Thiess Pty Ltd v Industrial Magistrate Elizabeth Hall
[2014] QCA 203
•22 August 2014
SUPREME COURT OF QUEENSLAND
CITATION:
Thiess Pty Ltd v Industrial Magistrate Elizabeth Hall & Ors [2014] QCA 203
PARTIES:
THIESS PTY LTD
ABN 87 010 221 486
(appellant)
v
INDUSTRIAL MAGISTRATE ELIZABETH HALL
(first respondent)
THE PRESIDENT OF THE INDUSTRIAL COURT OF QUEENSLAND, PRESIDENT D R HALL
(second respondent)
ADAM JOHN LOW
(third respondent)FILE NO/S:
Appeal No 5811 of 2013
SC No 11568 of 2012DIVISION:
Court of Appeal
PROCEEDING:
General Civil Appeal – Further Order
ORIGINATING COURT:
Supreme Court at BrisbaneDELIVERED ON:
22 August 2014
DELIVERED AT:
Brisbane
HEARING DATE:
Heard on the papers
JUDGES:
Margaret McMurdo P and Holmes and Morrison JJA
Judgment of the CourtORDER:
No order as to the costs of the appeal.
CATCHWORDS:
APPEAL AND NEW TRIAL – APPEAL – GENERAL PRINCIPLES – APPEAL – PRACTICE AND PROCEDURE – QUEENSLAND – POWERS OF COURT – COSTS – where the appellant was unsuccessful in its appeal from the Trial Division – where the appeal was the last step in a long process of appeals and applications for review emanating from proceedings against the appellant in the Industrial Magistrates Court – where both parties sought their costs of the appeal – where neither side’s arguments, as originally put, were meritorious – where the appellant litigated unsuccessfully and on an erroneous basis – where the respondent’s submissions through the course of the litigation were counter-productive – whether any costs order should be made
Justices Act 1886 (Qld), s 43
COUNSEL:
No appearance for the appellant, the appellant’s submissions were heard on the papers
No appearance for the first and second respondents
No appearance for the third respondent, the third respondent’s submissions were heard on the papersSOLICITORS:
Ashurst for the appellant
No appearance for the first and second respondents
Department of Justice and the Attorney-General, Workplace Health & Safety Queensland for the third respondents
THE COURT: This Court has previously dismissed an appeal from the Trial Division in what was the last step in a long process of appeals and applications for review emanating from proceedings against the appellant in the Industrial Magistrates Court. The Court’s conclusion was that the Industrial Magistrate was correct in ruling that, objection having been taken to the joinder of two matters described as alternatives in a complaint, the proper course was to require the complainant (the third respondent) to elect on which matter he would proceed, pursuant to s 43(3)(a) of the Justices Act.

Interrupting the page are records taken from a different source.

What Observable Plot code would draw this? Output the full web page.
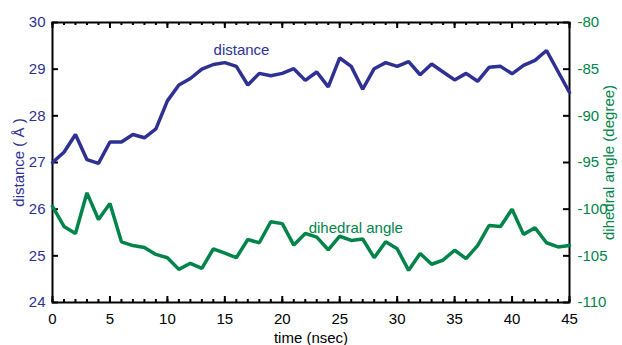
<!DOCTYPE html>
<html>
<head>
<meta charset="utf-8">
<script src="https://cdn.jsdelivr.net/npm/d3@7"></script>
<script src="https://cdn.jsdelivr.net/npm/@observablehq/plot@0.6"></script>
<style>
  html, body { margin: 0; padding: 0; background: #fff; }
  #chart { width: 622px; height: 345px; }
</style>
</head>
<body>
<div id="chart"></div>
<script>
// Simulation time (nsec), one sample per nanosecond
const time = d3.range(0, 46);

// Inter-domain distance (Å)
const distance = [
  27.0, 27.22, 27.6, 27.06, 26.98, 27.44, 27.44, 27.6, 27.53, 27.72,
  28.32, 28.66, 28.8, 29.0, 29.1, 29.14, 29.06, 28.66, 28.91, 28.86,
  28.91, 29.01, 28.76, 28.94, 28.62, 29.24, 29.06, 28.57, 29.01, 29.14,
  29.06, 29.16, 28.88, 29.11, 28.94, 28.77, 28.91, 28.74, 29.04, 29.06,
  28.9, 29.08, 29.19, 29.4, 28.95, 28.5
];

// Dihedral angle (degree)
const dihedral = [
  -99.7, -101.85, -102.6, -98.25, -101.1, -99.4, -103.5, -103.9, -104.1, -104.85,
  -105.2, -106.45, -105.8, -106.35, -104.25, -104.7, -105.2, -103.25, -103.6, -101.35,
  -101.55, -103.85, -102.6, -103.0, -104.35, -102.9, -103.35, -103.2, -105.2, -103.5,
  -104.25, -106.55, -104.75, -105.9, -105.45, -104.4, -105.3, -103.9, -101.75, -101.85,
  -100.0, -102.7, -102.0, -103.6, -104.05, -103.9
];

// Axis ticks
const xMajor = [0, 5, 10, 15, 20, 25, 30, 35, 40, 45];
const xMinor = d3.range(0, 46);
const distTicks = [24, 25, 26, 27, 28, 29, 30];
const angleTicks = [-110, -105, -100, -95, -90, -85, -80];

// Dual axis: the angle range [-110, -80] shares the frame with [24, 30] Å
const xDomain = [0, 45];
const distDomain = [24, 30];
const angleDomain = [-110, -80];
const angleToDist = d3.scaleLinear().domain(angleDomain).range(distDomain);

const blue = "#2e3192";
const green = "#00844a";
const font = "'Liberation Sans', Arial, Helvetica, sans-serif";

const W = 622, H = 345;
const M = {left: 52, right: 53, top: 22, bottom: 43};
// data units per pixel, for tick lengths given in pixels
const perPxX = (xDomain[1] - xDomain[0]) / (W - M.left - M.right);
const perPxY = (distDomain[1] - distDomain[0]) / (H - M.top - M.bottom);

const distRows = time.map((t, i) => ({t, v: distance[i]}));
const angleRows = time.map((t, i) => ({t, v: angleToDist(dihedral[i])}));

// Inward tick marks along each frame edge
const tickStyle = {stroke: "black", strokeWidth: 2};
const [x0, x1] = xDomain, [y0, y1] = distDomain;
const ticksBottom = (v, len) => Plot.ruleX(v, {x: d => d, y1: y0, y2: y0 + len * perPxY, ...tickStyle});
const ticksTop = (v, len) => Plot.ruleX(v, {x: d => d, y1: y1, y2: y1 - len * perPxY, ...tickStyle});
const ticksLeft = (v, len) => Plot.ruleY(v, {y: d => d, x1: x0, x2: x0 + len * perPxX, ...tickStyle});
const ticksRight = (v, len) => Plot.ruleY(v, {y: d => d, x1: x1, x2: x1 - len * perPxX, ...tickStyle});

const chart = Plot.plot({
  width: W,
  height: H,
  marginLeft: M.left,
  marginRight: M.right,
  marginTop: M.top,
  marginBottom: M.bottom,
  style: {fontFamily: font, fontSize: "15px", background: "white", overflow: "visible"},
  x: {domain: xDomain},
  y: {domain: distDomain},
  marks: [
    // bottom axis labels and title
    Plot.axisX({anchor: "bottom", ticks: xMajor, tickSize: 0, tickPadding: 11,
      fontSize: 15, color: "black", label: "time (nsec)", labelAnchor: "center",
      labelArrow: "none", labelOffset: 40}),
    // left axis: distance
    Plot.axisY({anchor: "left", ticks: distTicks, tickSize: 0, tickPadding: 7,
      tickFormat: d => String(d), color: blue, fontSize: 15,
      label: "distance ( Å )", labelAnchor: "center", labelArrow: "none", labelOffset: 39}),
    // right axis: dihedral angle
    Plot.axisY({anchor: "right", ticks: angleTicks.map(angleToDist), tickSize: 0, tickPadding: 8,
      tickFormat: d => String(Math.round(angleToDist.invert(d))), color: green, fontSize: 15,
      label: "dihedral angle (degree)", labelAnchor: "center", labelArrow: "none", labelOffset: 44}),
    // inward ticks on all four edges
    ticksBottom(xMajor, 6),
    ticksBottom(xMinor, 3),
    ticksTop(xMajor, 6),
    ticksTop(xMinor, 3),
    ticksLeft(distTicks, 6),
    ticksRight(angleTicks.map(angleToDist), 6),
    Plot.frame({stroke: "black", strokeWidth: 2}),
    Plot.line(distRows, {x: "t", y: "v", stroke: blue, strokeWidth: 3.5, strokeLinejoin: "miter"}),
    Plot.line(angleRows, {x: "t", y: "v", stroke: green, strokeWidth: 3.5, strokeLinejoin: "miter"}),
    Plot.text(["distance"], {x: 16.45, y: 29.4, text: d => d, fill: blue, fontSize: 15}),
    Plot.text(["dihedral angle"], {x: 26.4, y: 25.59, text: d => d, fill: green, fontSize: 15})
  ]
});

document.getElementById("chart").appendChild(chart);
</script>
</body>
</html>
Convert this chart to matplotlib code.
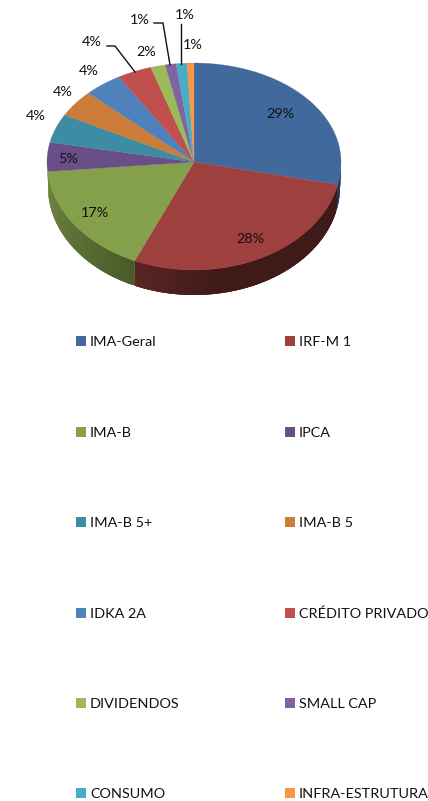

In the appellant’s appeal from the magistrate to the Industrial Court and on its application to a judge of the Trial Division for review of the Industrial Court’s decision, both parties had proceeded on the basis that the magistrate was wrong in concluding that there was an express power to require the prosecutor to elect under that provision. The third respondent maintained that there was instead an implied power, while the appellant argued that there was no power at all, and the complaint should have been struck out. The judge at first instance accepted the third respondent’s contention as to the implication of a power. Only at this Court’s request were submissions made as to whether there was an express power; the power which the Court ultimately found to exist.
Both parties seek their costs of the appeal. The appellant contends that its appeal was attributable to the third respondent’s failing to appeal an earlier decision and consistently conceding that no express power existed; and, it argues, it was successful in having the reasoning of the primary judge as to the existence of an implied power rejected. The third respondent, on the other hand, points out that he has consistently maintained that he should be asked to elect between charges and that the appellant has been unsuccessful in a series of applications and appeals.
This is an unusual situation. Neither side’s argument, as initially put, was meritorious. The focus of both was (wrongly, as this Court has found) on the existence or otherwise of an implied power. The appellant has litigated unsuccessfully and on an erroneous basis, and by no means deserves to recover its costs. On the other hand, the respondent’s contribution to the argument on its path to this Court has been counter-productive. The proper course, in our view, is to make no order as to the costs of the appeal.